Wells Fargo Slashes S&P 500 Target, Says Fed Has Made a ‘Policy Mistake’
(Bloomberg) -- Wells Fargo cut estimates for stocks next year on concern the Federal Reserve is making a policy mistake that will throttle economic growth.
Chris Harvey, head of equity strategy at the bank, cut his year-end target for the S&P 500 Index to 2,665 from 3,079. While the new forecast represents a 10 percent gain from current levels, he replaced Michael Purves at Weeden & Co. as the biggest equity bear among strategists tracked by Bloomberg.
The reduction came after U.S. stocks plummeted following remarks from Fed Chairman Jerome Powell in which he downplayed the recent market turbulence and said the central bank doesn’t plan to alter efforts to reduce its balance sheet. Policy makers increased borrowing costs for the fourth time this year, defying pressure from President Donald Trump, while dialing back projections for interest rates and economic growth in 2019.
“The message from the equity market seems to be that the Fed has committed a significant policy mistake and we wouldn’t disagree,” Harvey wrote in a note to clients Friday. “The die has been cast and the odds of an accelerated slowdown have just increased.”
A less dovish Fed means lower equity valuations and possibly a worsening economy, according to Harvey. He slashed the 2019 earnings estimate to $166 a share from $173 and said investors are likely to demand a 2 percent premium in earnings yields relative to bond payouts as interest rates go up.
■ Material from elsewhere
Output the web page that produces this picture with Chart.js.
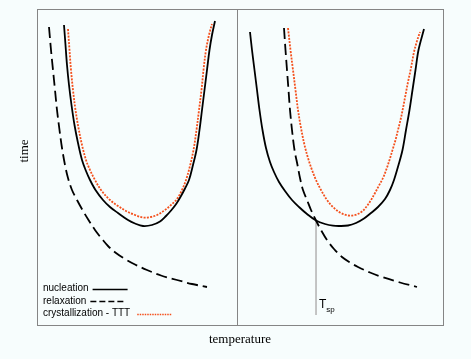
<!DOCTYPE html>
<html>
<head>
<meta charset="utf-8">
<script src="https://cdn.jsdelivr.net/npm/chart.js@4/dist/chart.umd.min.js"></script>
<style>
  html, body { margin: 0; padding: 0; background: #f7fdfd; }
  canvas { display: block; }
</style>
</head>
<body>
<canvas id="c" width="471" height="359"></canvas>
<script>
// ---- data (arbitrary temperature / time units) ----
const xTitle = 'temperature';
const yTitle = 'time';
const seriesLabels = ['nucleation', 'relaxation', 'crystallization - TTT'];
const tspLabel = 'T';
const tspSub = 'sp';

// left panel
const nucLeftTemp = [13.5, 14.25, 15, 16, 17.25, 18.75, 20.5, 22.5, 24.5, 26.5, 29.25, 33, 36.5, 40.5, 45.5, 49, 53,
  57.5, 61.5, 64.5, 67.25, 69.75, 72, 74, 76, 78, 79.75, 81.25, 82.5, 83.75, 85, 86.25, 87.5, 89];
const nucLeftTime = [150, 140, 130, 120, 110, 100, 91, 82.5, 77, 72.5, 67.5, 62.5, 59, 56, 52.5, 50.75, 49.5,
  50, 51.75, 54.5, 57.5, 60.75, 64.5, 68.25, 72.5, 80, 87.5, 97.5, 107.5, 117.5, 127.5, 137.5, 145, 152];

const relLeftTemp = [6, 7, 8, 9, 10, 11.25, 12.5, 14, 15.5, 17.5, 20, 22.75, 25.75, 29, 32.5, 35.5, 39.5, 44, 49, 55, 62, 70, 77.5, 85];
const relLeftTime = [149, 137.5, 127.5, 117.5, 107.5, 97.5, 88.5, 80, 73.5, 67.5, 62.5, 57.5, 52.5, 47.5, 43, 39.5, 36, 33, 30.25, 27.5, 24.75, 22.5, 20.5, 19];

const cryLeftTemp = [15.5, 16.25, 17, 18, 19.25, 20.75, 22.5, 24.5, 26.5, 29, 32, 36.5, 40.5, 45, 49, 53,
  57, 60.5, 64, 67, 70, 72.5, 74.5, 76.5, 78.25, 79.75, 81, 82.25, 83.25, 84.5, 86, 87.5];
const cryLeftTime = [148, 137.5, 127.5, 117.5, 107.5, 98.5, 90, 82.5, 77.5, 72.5, 67.5, 62.5, 59.5, 56.75, 55, 53.75,
  54, 55.25, 57.5, 60, 63, 67.5, 72.5, 79.5, 87.5, 97.5, 107.5, 117.5, 127.5, 137.5, 145, 150.5];

// right panel
const nucRightTemp = [106.5, 107.5, 108.75, 110, 111.25, 112.75, 114.5, 116.5, 118.5, 121, 124, 127.5, 131, 135, 139.5, 144, 148, 151.5,
  155.5, 159.5, 163.5, 167, 170.5, 174, 176.5, 178.5, 180.75, 182.75, 184.5, 186.25, 187.75, 189.25, 190.75, 193.5];
const nucRightTime = [146.5, 137.5, 127.5, 117.5, 107.5, 97.5, 88.5, 81.5, 76.5, 71.5, 67, 62.5, 59, 55.5, 52.25, 50.5, 49.65, 49.5,
  49.75, 51, 53.25, 56, 59, 63, 67.5, 72.5, 80, 87.5, 97.5, 107.5, 117.5, 127.5, 137.5, 148];

const relRightTemp = [123.5, 124.25, 125, 125.75, 126.5, 127.5, 128.75, 130.25, 131.5, 133, 135, 137, 139.5, 142, 145, 148.5, 152.5, 156.5, 160.5, 166.5, 172.5, 181.5, 190];
const relRightTime = [148.5, 137.5, 127.5, 117.5, 107.5, 97.5, 87.5, 80, 73.5, 67.5, 62.5, 57.5, 52.25, 47.5, 42.5, 38, 34, 31.25, 29, 26.25, 24, 21.25, 19];

const cryRightTemp = [125.5, 126.75, 128, 129.25, 130.5, 132, 133.75, 135.5, 137.5, 139.5, 142, 145, 148, 151.5, 155.5,
  159, 162.5, 165, 167, 169, 171, 173, 174.75, 176.25, 177.75, 179.25, 180.5, 181.75, 183, 184.25, 185.5, 187, 188.5, 190, 191.5];
const cryRightTime = [148.5, 137.5, 127.5, 117.5, 107.5, 98.5, 90, 83.5, 77.5, 72.5, 67.5, 62.5, 59, 56.25, 54.75,
  55, 56.75, 59.5, 62.5, 66, 69.75, 73.5, 78, 82.5, 87.5, 92.5, 97.5, 102.5, 108.5, 115, 121.5, 128.5, 136.5, 142, 146.5];

// spinodal temperature marker
const tspTemp = [139.5, 139.5];
const tspTime = [52.25, 5];

// axis ranges / frame ticks
const xRange = [0, 203];
const yRange = [0, 158];
const xFrameTicks = [0, 100, 203];
const yFrameTicks = [0, 158];

// ---- helpers ----
const pts = (xs, ys) => xs.map((x, i) => ({x, y: ys[i]}));
const FRAME = '#858585';
const ORANGE = '#f4501c';

const solid = {borderColor: '#000', borderWidth: 1.8, borderDash: [], legendDash: []};
const dashed = {borderColor: '#000', borderWidth: 1.8, borderDash: [11, 5], legendDash: [6, 3]};
const dotted = {borderColor: ORANGE, borderWidth: 1.8, borderDash: [2, 1.3], legendDash: [1.5, 1]};

function ds(label, xs, ys, style) {
  return Object.assign({label, data: pts(xs, ys), pointRadius: 0, tension: 0.35, fill: false}, style);
}

const datasets = [
  ds(seriesLabels[0], nucLeftTemp, nucLeftTime, solid),
  ds(seriesLabels[1], relLeftTemp, relLeftTime, dashed),
  ds(seriesLabels[2], cryLeftTemp, cryLeftTime, dotted),
  ds(seriesLabels[0], nucRightTemp, nucRightTime, solid),
  ds(seriesLabels[1], relRightTemp, relRightTime, dashed),
  ds(seriesLabels[2], cryRightTemp, cryRightTime, dotted),
  Object.assign(ds('Tsp', tspTemp, tspTime, {borderColor: '#bcbcbc', borderWidth: 1, borderDash: []}), {tension: 0})
];

const overlay = {
  id: 'overlay',
  afterDatasetsDraw(chart) {
    const {ctx, chartArea, scales} = chart;
    ctx.save();
    // y axis title
    ctx.fillStyle = '#000';
    ctx.font = '13px "Liberation Serif"';
    ctx.textAlign = 'center';
    ctx.textBaseline = 'middle';
    ctx.translate(chartArea.left - 12, chartArea.top + 142);
    ctx.rotate(-Math.PI / 2);
    ctx.fillText(yTitle, 0, 0);
    ctx.restore();

    // legend (left panel)
    ctx.save();
    ctx.font = '10px "Liberation Sans"';
    ctx.textAlign = 'left';
    ctx.textBaseline = 'middle';
    const rows = [chartArea.bottom - 36.5, chartArea.bottom - 24, chartArea.bottom - 11.5];
    for (let i = 0; i < 3; i++) {
      const d = chart.data.datasets[i];
      const x0 = chartArea.left + 6;
      ctx.fillStyle = '#000';
      ctx.fillText(d.label, x0, rows[i]);
      const w = ctx.measureText(d.label).width;
      const sx = x0 + w + (i === 2 ? 7 : 4);
      ctx.beginPath();
      ctx.strokeStyle = d.borderColor;
      ctx.lineWidth = 1.5;
      ctx.setLineDash(d.legendDash);
      ctx.moveTo(sx, Math.round(rows[i]) + 0.5);
      ctx.lineTo(sx + 35, Math.round(rows[i]) + 0.5);
      ctx.stroke();
    }
    ctx.restore();

    // T_sp label
    ctx.save();
    const tx = scales.x.getPixelForValue(tspTemp[1]) + 3;
    const ty = scales.y.getPixelForValue(tspTime[1]) - 10;
    ctx.fillStyle = '#000';
    ctx.textAlign = 'left';
    ctx.textBaseline = 'middle';
    ctx.font = '12px "Liberation Sans"';
    ctx.fillText(tspLabel, tx, ty);
    const tw = ctx.measureText(tspLabel).width;
    ctx.font = '8px "Liberation Sans"';
    ctx.fillText(tspSub, tx + tw, ty + 5);
    ctx.restore();
  }
};

new Chart(document.getElementById('c'), {
  type: 'line',
  data: {datasets},
  plugins: [overlay],
  options: {
    responsive: false,
    animation: false,
    devicePixelRatio: 1,
    layout: {padding: {left: 37, top: 9, right: 28, bottom: 10.4}},
    plugins: {legend: {display: false}, tooltip: {enabled: false}},
    scales: {
      x: {
        type: 'linear', min: xRange[0], max: xRange[1],
        afterBuildTicks: s => { s.ticks = xFrameTicks.map(v => ({value: v})); },
        ticks: {display: false},
        grid: {color: FRAME, lineWidth: 1, drawTicks: false},
        border: {color: FRAME, width: 1},
        title: {display: true, text: xTitle, color: '#000',
          font: {family: 'Liberation Serif', size: 13}, padding: {top: 7, bottom: 1}}
      },
      y: {
        type: 'linear', min: yRange[0], max: yRange[1],
        afterBuildTicks: s => { s.ticks = yFrameTicks.map(v => ({value: v})); },
        ticks: {display: false},
        grid: {color: FRAME, lineWidth: 1, drawTicks: false},
        border: {color: FRAME, width: 1}
      }
    }
  }
});
</script>
</body>
</html>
The so-called equity risk premium was at 1.4 percent previously.
Harvey joins a growing chorus of professional forecasters turning less optimistic as their predictions are steamrolled by a worsening equity slump. Three other strategists have recently reduced their year-end targets for the S&P 500, including Barry Bannister at Stifel Nicolaus, Jonathan Golub at Credit Suisse and Sanford C Bernstein’s Noah Weisberger.
The S&P 500 fell 2.1 percent to 2416.58 on Friday. Down 18 percent from its record high in September, the index is heading for its worst quarter since the 2008 global financial crisis.